Revolutionary Reform August 29, 2006

Whitney on Bacon again: “Reform invites analogy and multiple levels of meaning as it variously connects old and new; it exposes the poverty of brute facts by, for one thing, fixing knowledge in a hierarchy of literary kinds or genres. Reformative visions in history grow in part out of biblical exegesis, which distinguishes literal and figurative meanings, and out of classical contexts in which the word mimesis signifies at once imitation of traditional models and imitation of reality. With Bacon, revolution reduces and unmasks; it is not dialectical but, like many other ‘bourgeois’ concepts of revolution, seeks direct encounter with ‘things as they are’ and plain, denotative language for this encounter . . . .

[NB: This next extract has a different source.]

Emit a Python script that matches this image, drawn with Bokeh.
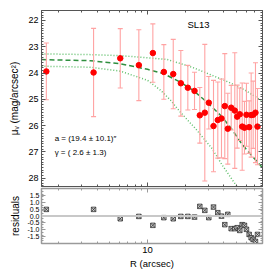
from bokeh.plotting import figure
from bokeh.layouts import column
from bokeh.models import Range1d, FixedTicker, LogAxis, LinearAxis, Span, Label
from bokeh.embed import file_html
from bokeh.resources import INLINE

FONT = "Liberation Sans"

# ---- data ----
radius = [1.594, 3.756, 6.095, 8.54, 11.01, 13.44, 15.94, 18.29, 20.77, 23.45,
          25.81, 28.26, 30.38, 33.09, 35.77, 38.25, 40.61, 42.88, 45.62, 48.68,
          50.85, 53.31, 55.68, 58.04, 60.18, 63.21, 65.54, 67.97, 70.87, 73.48]
mu = [23.94, 23.98, 23.44, 23.70, 23.24, 23.96, 24.04, 24.39, 24.56, 24.68,
      25.61, 25.51, 25.13, 26.02, 25.79, 25.73, 25.26, 26.12, 25.32, 25.43,
      25.66, 25.57, 26.04, 26.08, 25.59, 26.06, 25.60, 25.59, 25.51, 26.04]
mu_err = [1.08, 1.68, 1.13, 1.35, 1.11, 1.04, 1.32, 1.25, 0.85, 0.71,
          1.06, 2.60, 1.00, 1.74, 1.45, 1.50, 2.00, 1.35, 0.85, 2.20,
          1.20, 1.00, 1.66, 1.00, 1.20, 1.00, 1.60, 1.28, 1.90, 1.45]
residual = [0.48, 0.48, -0.20, -0.03, -0.68, -0.12, -0.20, -0.03, -0.03, -0.08,
            0.70, 0.41, -0.12, 0.65, 0.24, -0.01, -0.63, 0.12, -0.92, -0.92,
            -0.85, -1.05, -0.63, -0.68, -0.97, -1.34, -1.58, -1.70, -1.85, -1.34]

model_r = [1.46, 3.56, 6.13, 10.0, 13.44, 18.2, 23.15, 29.5, 37.6, 45.0, 55.7, 70.8, 80.5]
model_mu = [23.49, 23.53, 23.65, 23.86, 24.03, 24.35, 24.68, 25.12, 25.61, 26.06, 26.72, 27.30, 27.60]
upper_r = [1.46, 3.56, 6.13, 10.0, 14.2, 22.5, 32.3, 43.6, 59.1, 75.0, 80.5]
upper_mu = [23.27, 23.30, 23.34, 23.42, 23.48, 23.78, 24.09, 24.35, 24.66, 24.98, 25.05]
lower_r = [1.46, 3.56, 6.13, 10.0, 12.7, 15.2, 18.2, 23.9, 32.3, 38.8, 50.3, 55.0]
lower_mu = [23.74, 23.78, 23.93, 24.28, 24.66, 25.04, 25.50, 26.12, 26.88, 27.51, 28.30, 28.60]

x_major = [10]
x_minor = [2, 3, 4, 5, 6, 7, 8, 9, 20, 30, 40, 50, 60, 70, 80]
y_major = [22, 23, 24, 25, 26, 27, 28]
res_major = [-1.5, -1.0, -0.5, 0.0, 0.5, 1.0, 1.5]
res_labels = ["-1.5", "-1.0", "-0.5", "0.0", "0.5", "1.0", "1.5"]

label_name = "SL13"
label_a = "a = (19.4 \u00b1 10.1)\u2033"
label_g = "\u03b3 = ( 2.6 \u00b1  1.3)"

FRAME = "#555555"
RFRAME = "#9a9a9a"
ERR = "#ffa3a3"

y_minor = [round(21.6 + 0.1 * i, 1) for i in range(1, 68)]
res_minor = [round(-2.0 + 0.2 * i, 1) for i in range(1, 20)]


def style(ax, color, labels=True, size="8.5px", blank=None):
    ax.major_tick_in = 4
    ax.major_tick_out = 0
    ax.minor_tick_in = 2
    ax.minor_tick_out = 0
    ax.axis_line_color = color
    ax.major_tick_line_color = color
    ax.minor_tick_line_color = color
    ax.major_label_text_font = FONT
    ax.major_label_text_color = "black"
    ax.axis_label_text_font = FONT
    ax.axis_label_text_font_style = "normal"
    ax.axis_label_text_color = "black"
    ax.axis_label_text_font_size = "10px"
    ax.major_label_text_font_size = size
    if labels:
        ax.major_label_standoff = 3
    else:
        ax.major_label_standoff = 0
        ax.major_label_text_alpha = 0
        ax.major_label_text_font_size = "1px"
        ax.major_label_overrides = {v: "" for v in blank}


x_range = Range1d(1.46, 80.5)

# ---- top panel ----
p = figure(x_axis_type="log", x_range=x_range, y_range=Range1d(28.32, 21.62),
           frame_width=221, frame_height=176,
           min_border_left=41, min_border_right=4, min_border_top=10, min_border_bottom=1,
           output_backend="svg", toolbar_location=None)
p.grid.visible = False
p.outline_line_color = FRAME
p.background_fill_color = "white"

xt = FixedTicker(ticks=x_major, minor_ticks=x_minor)
yt = FixedTicker(ticks=y_major, minor_ticks=y_minor)
p.xaxis[0].ticker = xt
style(p.xaxis[0], FRAME, labels=False, blank=x_major)
p.yaxis[0].ticker = yt
style(p.yaxis[0], FRAME, labels=True, size="9px")
p.yaxis[0].axis_label = "\u03bc\u1d65 (mag/arcsec\u00b2)"
p.yaxis[0].axis_label_standoff = 5

ra = LinearAxis(ticker=yt)
style(ra, FRAME, labels=False, blank=y_major)
p.add_layout(ra, "right")
ta = LogAxis(ticker=xt)
style(ta, FRAME, labels=False, blank=x_major)
p.add_layout(ta, "above")

p.line(upper_r, upper_mu, line_color="#5fbf6a", line_width=1.5, line_dash="1 2")
p.line(lower_r, lower_mu, line_color="#5fbf6a", line_width=1.5, line_dash="1 2")
p.line(model_r, model_mu, line_color="#2f8f3f", line_width=1.5, line_dash="5 3")

lo = [m - e for m, e in zip(mu, mu_err)]
hi = [m + e for m, e in zip(mu, mu_err)]
p.segment(x0=radius, y0=lo, x1=radius, y1=hi, line_color=ERR, line_width=1.1)
p.scatter(radius, lo, marker="dash", size=5, line_color=ERR, line_width=1.1)
p.scatter(radius, hi, marker="dash", size=5, line_color=ERR, line_width=1.1)
p.scatter(radius, mu, marker="circle", size=5.5, fill_color="#ff0000", line_color="#ff0000")

p.add_layout(Label(x=25.2, y=22.15, text=label_name, text_align="center", text_baseline="middle",
                   text_font=FONT, text_font_size="9.5px", text_color="black"))
p.add_layout(Label(x=1.853, y=26.48, text=label_a, text_align="left", text_baseline="middle",
                   text_font=FONT, text_font_size="8px", text_color="black"))
p.add_layout(Label(x=1.853, y=27.01, text=label_g, text_align="left", text_baseline="middle",
                   text_font=FONT, text_font_size="8px", text_color="black"))

# ---- residual panel ----
r = figure(x_axis_type="log", x_range=x_range, y_range=Range1d(-2.0, 2.0),
           frame_width=221, frame_height=55,
           min_border_left=41, min_border_right=4, min_border_top=1, min_border_bottom=25,
           output_backend="svg", toolbar_location=None)
r.grid.visible = False
r.outline_line_color = RFRAME
r.outline_line_width = 1.5

r.xaxis[0].ticker = xt
style(r.xaxis[0], RFRAME, labels=True, size="9.5px")
r.xaxis[0].major_label_overrides = {10: "10"}
r.xaxis[0].axis_label = "R (arcsec)"
r.xaxis[0].axis_label_standoff = 2
r.xaxis[0].axis_label_text_font_size = "9.5px"

rt = FixedTicker(ticks=res_major, minor_ticks=res_minor)
r.yaxis[0].ticker = rt
style(r.yaxis[0], RFRAME, labels=True, size="7px")
r.yaxis[0].major_label_standoff = 2
r.yaxis[0].major_label_overrides = {v: s for v, s in zip(res_major, res_labels)}
r.yaxis[0].axis_label = "residuals"
r.yaxis[0].axis_label_standoff = 3

rra = LinearAxis(ticker=rt)
style(rra, RFRAME, labels=False, blank=res_major)
r.add_layout(rra, "right")
rta = LogAxis(ticker=xt)
style(rta, RFRAME, labels=False, blank=x_major)
r.add_layout(rta, "above")

r.add_layout(Span(location=0, dimension="width", line_color="#c8c8c8", line_width=2))
r.scatter(radius, residual, marker="square_x", size=4.5, fill_color="#cfcfcf", line_color="#333333",
          line_width=0.8)

layout = column(p, r, spacing=0)
open("out.html", "w").write(file_html(layout, INLINE))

“Bacon the reformer masters the subtleties of metaphor and allegory in The Wisdom of the Ancients , the iconography of the New Atlantis , his rich legal and philosophical rhetoric, and in his views on nature’s laws, which clearly depend on mechanical metaphors or models; in many ways his scientific method itself is a kind of reform or fulfillment of rhetorical ideals and practices . . . At the same time, however, Baconian discovery is revolutionary in that it aims to grasp a fully present reality unmediated by models. Bacon’s metaphorical discourse of reform draws much from the older ideas of the world united by a chain of correspondences and similitudes that make all things potentially symbols and likenesses of all other things. But his aspirations toward what he conceives to be the precise language of revolution help formulate emerging views that dissolve, as do those of Descartes and the Port-Royal logicians, likeness into identity and difference.”

This is of interest not only for its portrayal of the paradox of modernity – innovation (revolution) that must be developed and elaborated in traditional categories (reform) – but also for highlighting the cetrality of shifts in understandings of symbol and figure at the birth of modernity. Near the center of modern culture are semiotic innovations, perhaps related to shifts in sacramental theology.